RECORDED INFORMATION:
-=-=-=-=-

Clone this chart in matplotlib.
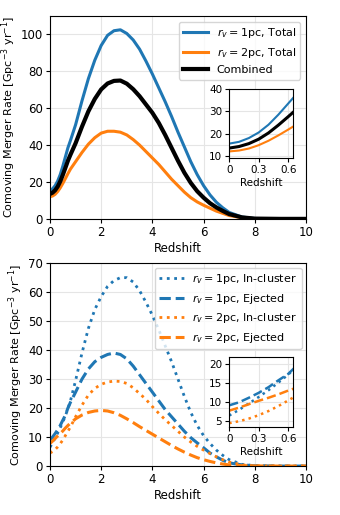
import numpy as np
import matplotlib
matplotlib.use('Agg')
from matplotlib import pyplot as plt

plt.rcParams['font.size'] = 8.5
plt.rcParams['font.family'] = 'DejaVu Sans'

z = np.array([0, 0.1, 0.2, 0.3, 0.4, 0.5, 0.6, 0.7, 0.8,
              1.0, 1.25, 1.5, 1.75, 2.0, 2.25, 2.5, 2.75,
              3.0, 3.25, 3.5, 3.75, 4.0, 4.25, 4.5, 4.75,
              5.0, 5.25, 5.5, 5.75, 6.0, 6.25, 6.5, 6.75,
              7.0, 7.5, 8.0, 9.0, 10.0])

# top panel: totals
total_1pc = np.array([15.5, 16.3, 18, 20.5, 24, 28.5, 33.5, 38.5, 42.5,
                      51, 64, 76, 86, 94, 99.5, 102, 102.5,
                      100.5, 97, 92, 85.5, 78.5, 71, 63.5, 55.5,
                      47, 39, 31, 24, 18, 13, 9, 6,
                      3.5, 1, 0.2, 0, 0])
total_2pc = np.array([12, 12.4, 13.3, 14.8, 16.8, 19.2, 21.8, 24.5, 27,
                      31, 36, 40.5, 44, 46.5, 47.5, 47.5, 47,
                      45.5, 43, 40, 36.5, 33, 29.5, 25.5, 21.5,
                      18, 14.5, 11.5, 9.2, 7.4, 5.8, 4.2, 3,
                      1.8, 0.6, 0.1, 0, 0])
combined = np.array([13.5, 14.2, 15.5, 17.5, 20.3, 23.8, 27.6, 31.5, 34.8,
                     41, 50, 58.3, 65, 70.2, 73.4, 74.8, 75,
                     73.3, 70.3, 66.5, 62, 57.5, 52, 45.5, 38.5,
                     31.5, 25, 19.5, 15, 11.5, 8.5, 6.2, 4.3,
                     2.6, 0.8, 0.15, 0, 0])

# bottom panel: in-cluster and ejected
incl_1pc = np.array([6.5, 8, 9.7, 11.4, 13.2, 15.2, 17.3, 19.8, 22.5,
                     29.5, 39, 47.5, 54, 58.5, 62, 64, 65,
                     65, 63.5, 60.5, 56.5, 52, 47, 41.5, 36,
                     30, 24, 18.5, 14, 10.5, 7.8, 5.5, 3.7,
                     2.2, 0.6, 0.1, 0, 0])
ej_1pc = np.array([9.2, 10, 11.2, 12.5, 14, 15.8, 17.5, 20, 22,
                   25.5, 30, 33.5, 36, 37.5, 38.5, 39, 38.5,
                   37, 34.5, 31.5, 28.5, 25.5, 22.5, 19.5, 17,
                   14.5, 12, 9.8, 8, 6.3, 4.5, 3.2, 2,
                   1.1, 0.4, 0.1, 0, 0])
incl_2pc = np.array([4.5, 5, 5.7, 6.6, 7.7, 9, 10.5, 12, 13.5,
                     17, 21, 24.5, 26.8, 28.2, 29, 29.3, 29.2,
                     28.5, 27, 25, 23, 20.5, 18.2, 16, 14,
                     12, 10, 8.3, 6.8, 5.5, 4.3, 3.2, 2.2,
                     1.4, 0.4, 0.1, 0, 0])
ej_2pc = np.array([7.8, 8.6, 9.5, 10.4, 11.2, 12.1, 13.1, 14, 14.8,
                   16.3, 17.6, 18.5, 19, 19.2, 19, 18.4, 17.5,
                   16.3, 15, 13.6, 12.3, 11, 9.7, 8.4, 7.1,
                   5.9, 4.8, 3.8, 2.9, 2.2, 1.6, 1.1, 0.7,
                   0.4, 0.15, 0.05, 0, 0])

blue = '#1f77b4'
orange = '#ff7f0e'
ylab = 'Comoving Merger Rate [Gpc$^{-3}$ yr$^{-1}$]'

fig = plt.figure(figsize=(3.4, 5.15), dpi=100)

# ---- top panel
ax1 = fig.add_axes([0.147, 0.575, 0.753, 0.394])
ax1.plot(z, total_1pc, color=blue, lw=2.2, label='$r_v = 1$pc, Total')
ax1.plot(z, total_2pc, color=orange, lw=2.2, label='$r_v = 2$pc, Total')
ax1.plot(z, combined, color='k', lw=3, label='Combined')
ax1.set_xlim(0, 10)
ax1.set_ylim(0, 110)
ax1.set_yticks([0, 20, 40, 60, 80, 100])
ax1.set_xlabel('Redshift', labelpad=2)
ax1.set_ylabel(ylab, labelpad=2, fontsize=8)
ax1.grid(color='#e5e5e5', lw=0.8)
ax1.legend(loc='upper right', fontsize=8, borderaxespad=0.5, handlelength=2.2)

in1 = fig.add_axes([0.674, 0.693, 0.188, 0.134])
in1.plot(z, total_1pc, color=blue, lw=1.5)
in1.plot(z, total_2pc, color=orange, lw=1.5)
in1.plot(z, combined, color='k', lw=2.2)
in1.set_xlim(0, 0.65)
in1.set_ylim(9, 40)
in1.set_xticks([0, 0.3, 0.6])
in1.set_xticklabels(['0', '0.3', '0.6'])
in1.set_yticks([10, 20, 30, 40])
in1.set_xlabel('Redshift', labelpad=2, fontsize=7.5)
in1.grid(color='#e5e5e5', lw=0.8)

# ---- bottom panel
ax2 = fig.add_axes([0.147, 0.095, 0.753, 0.394])
ax2.plot(z, incl_1pc, color=blue, lw=2, ls=':', label='$r_v = 1$pc, In-cluster')
ax2.plot(z, ej_1pc, color=blue, lw=2.2, ls='--', label='$r_v = 1$pc, Ejected')
ax2.plot(z, incl_2pc, color=orange, lw=2, ls=':', label='$r_v = 2$pc, In-cluster')
ax2.plot(z, ej_2pc, color=orange, lw=2.2, ls='--', label='$r_v = 2$pc, Ejected')
ax2.set_xlim(0, 10)
ax2.set_ylim(0, 70)
ax2.set_xlabel('Redshift', labelpad=2)
ax2.set_ylabel(ylab, labelpad=2, fontsize=8)
ax2.grid(color='#e5e5e5', lw=0.8)
ax2.legend(loc='upper right', fontsize=8, borderaxespad=0.4, handlelength=2.2)

in2 = fig.add_axes([0.674, 0.171, 0.188, 0.136])
in2.plot(z, incl_1pc, color=blue, lw=1.8, ls=':')
in2.plot(z, ej_1pc, color=blue, lw=1.8, ls='--')
in2.plot(z, incl_2pc, color=orange, lw=1.8, ls=':')
in2.plot(z, ej_2pc, color=orange, lw=1.8, ls='--')
in2.set_xlim(0, 0.65)
in2.set_ylim(3.5, 22)
in2.set_xticks([0, 0.3, 0.6])
in2.set_xticklabels(['0', '0.3', '0.6'])
in2.set_yticks([5, 10, 15, 20])
in2.set_xlabel('Redshift', labelpad=2, fontsize=7.5)
in2.grid(color='#e5e5e5', lw=0.8)

for a in (ax1, ax2):
    a.tick_params(length=3, width=0.8, pad=2, labelsize=8.5)
for a in (in1, in2):
    a.tick_params(length=3, width=0.8, pad=2, labelsize=7.5)

fig.savefig('out.png', dpi=100)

-=-=-=-=-

INSTRUCTION: Select every line above that contains the word "matplotlib", and copy it.

TASK RESULT:
Clone this chart in matplotlib.
import matplotlib
matplotlib.use('Agg')
from matplotlib import pyplot as plt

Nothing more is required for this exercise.